Harmon O. Nelson III, chief financial officer of Wieber-Nelson Design Inc., is among Golden Hill residents, business owners, and community volunteers who support Tricon. When the environmental graphic designer served as chairman of the Greater Golden Hill Community Planning Committee several years ago, he favored the Kentucky Fried Chicken drive-through, but the committee did not change the rules. "KFC bent over backwards to address every concern," Nelson said. The company agreed to limit the new restaurant's hours of operation, create outdoor seating, and remove the unsightly bucket towering overhead. More importantly, Nelson said, the company redesigned the building twice to make it more aesthetically pleasing and blend with some of the neighborhood's older structures. Luxton of Tricon estimated the company has spent about $30,000 on architectural plans and presentations, and that expense is expected to reach $60,000 before construction.
"It will make the property so much nicer," Nelson said. "We renovated this building in 1993, and we saw what a difference it made to fix up one building," he added, referring to his office, the purple Art Union Building at 2323 Broadway. From his perspective, extra traffic resulting from a drive-through eatery is insignificant compared with the thousands of baseball enthusiasts projected to drive through Golden Hill, Sherman Heights, and other neighborhoods. "It's just a few people who have tried to make the drive-through controversial. I think their energies should be focused more on the ballpark."
Golden Hill resident Russell Draper said he opposes both projects. "The baseball stadium is absolute insanity. The parking and traffic problems will be horrendous for Golden Hill," he said, recalling that the environmental impact report describes the possibility of three-hour traffic jams. "25th and Broadway is the heart of Golden Hill. Putting a drive-through there changes the character of the neighborhood. It just brings in extra traffic. It encourages people to idle in their cars. There are big battles and little battles. They're both important."

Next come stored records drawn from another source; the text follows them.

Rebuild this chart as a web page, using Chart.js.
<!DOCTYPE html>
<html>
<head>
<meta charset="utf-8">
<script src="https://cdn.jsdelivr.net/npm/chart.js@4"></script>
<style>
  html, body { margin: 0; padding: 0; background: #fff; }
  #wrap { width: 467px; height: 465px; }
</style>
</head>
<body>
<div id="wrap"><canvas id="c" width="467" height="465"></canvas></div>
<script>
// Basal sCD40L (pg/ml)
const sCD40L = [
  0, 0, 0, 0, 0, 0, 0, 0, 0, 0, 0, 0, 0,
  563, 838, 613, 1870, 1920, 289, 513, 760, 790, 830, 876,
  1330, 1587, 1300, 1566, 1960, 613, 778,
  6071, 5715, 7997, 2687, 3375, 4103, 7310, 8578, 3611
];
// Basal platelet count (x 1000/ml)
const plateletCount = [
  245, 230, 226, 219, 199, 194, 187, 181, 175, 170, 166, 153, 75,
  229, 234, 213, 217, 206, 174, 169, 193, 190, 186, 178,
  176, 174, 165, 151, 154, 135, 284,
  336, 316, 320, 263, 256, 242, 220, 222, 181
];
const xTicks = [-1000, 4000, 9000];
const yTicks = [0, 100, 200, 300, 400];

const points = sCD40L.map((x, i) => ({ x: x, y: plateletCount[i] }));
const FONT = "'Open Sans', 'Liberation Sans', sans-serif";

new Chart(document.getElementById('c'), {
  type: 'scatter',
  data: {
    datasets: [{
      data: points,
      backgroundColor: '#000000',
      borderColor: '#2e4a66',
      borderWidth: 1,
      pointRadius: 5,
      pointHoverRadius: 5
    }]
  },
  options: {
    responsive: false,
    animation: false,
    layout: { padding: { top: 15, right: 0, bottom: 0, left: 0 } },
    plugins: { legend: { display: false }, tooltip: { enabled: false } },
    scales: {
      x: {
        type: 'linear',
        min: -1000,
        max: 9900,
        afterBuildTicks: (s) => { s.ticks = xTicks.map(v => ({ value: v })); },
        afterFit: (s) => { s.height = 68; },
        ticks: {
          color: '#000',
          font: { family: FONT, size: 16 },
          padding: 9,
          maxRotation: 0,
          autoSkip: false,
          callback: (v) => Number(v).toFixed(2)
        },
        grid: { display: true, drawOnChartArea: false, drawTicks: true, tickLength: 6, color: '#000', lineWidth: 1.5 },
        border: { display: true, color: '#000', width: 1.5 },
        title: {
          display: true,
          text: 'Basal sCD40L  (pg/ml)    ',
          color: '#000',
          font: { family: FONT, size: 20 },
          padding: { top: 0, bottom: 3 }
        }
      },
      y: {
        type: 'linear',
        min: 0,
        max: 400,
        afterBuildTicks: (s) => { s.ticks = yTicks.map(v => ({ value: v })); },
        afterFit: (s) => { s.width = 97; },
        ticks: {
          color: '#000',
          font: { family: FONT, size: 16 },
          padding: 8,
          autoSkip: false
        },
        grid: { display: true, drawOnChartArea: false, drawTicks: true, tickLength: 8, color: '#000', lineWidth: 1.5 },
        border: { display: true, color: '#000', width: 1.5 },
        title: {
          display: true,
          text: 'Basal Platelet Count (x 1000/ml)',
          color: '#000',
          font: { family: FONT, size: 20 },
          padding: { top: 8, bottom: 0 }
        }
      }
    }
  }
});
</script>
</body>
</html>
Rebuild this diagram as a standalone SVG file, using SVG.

Like other owners of Mexican restaurants in Golden Hill, Francisco Diaz is not concerned about Tricon's plans to add Taco Bell to its Kentucky Fried Chicken outlet. "Taco Bell is imitation Mexican food," said Diaz, who owns Humberto's Taco Shop nearby. "They don't have the ambiance or the music. I don't really feel it's competition." However, Diaz said, allowing one business to add drive-through service doesn't seem fair. "I wish I had a drive-through. I would get 35 percent more business. A lot of people don't like to get out of their cars."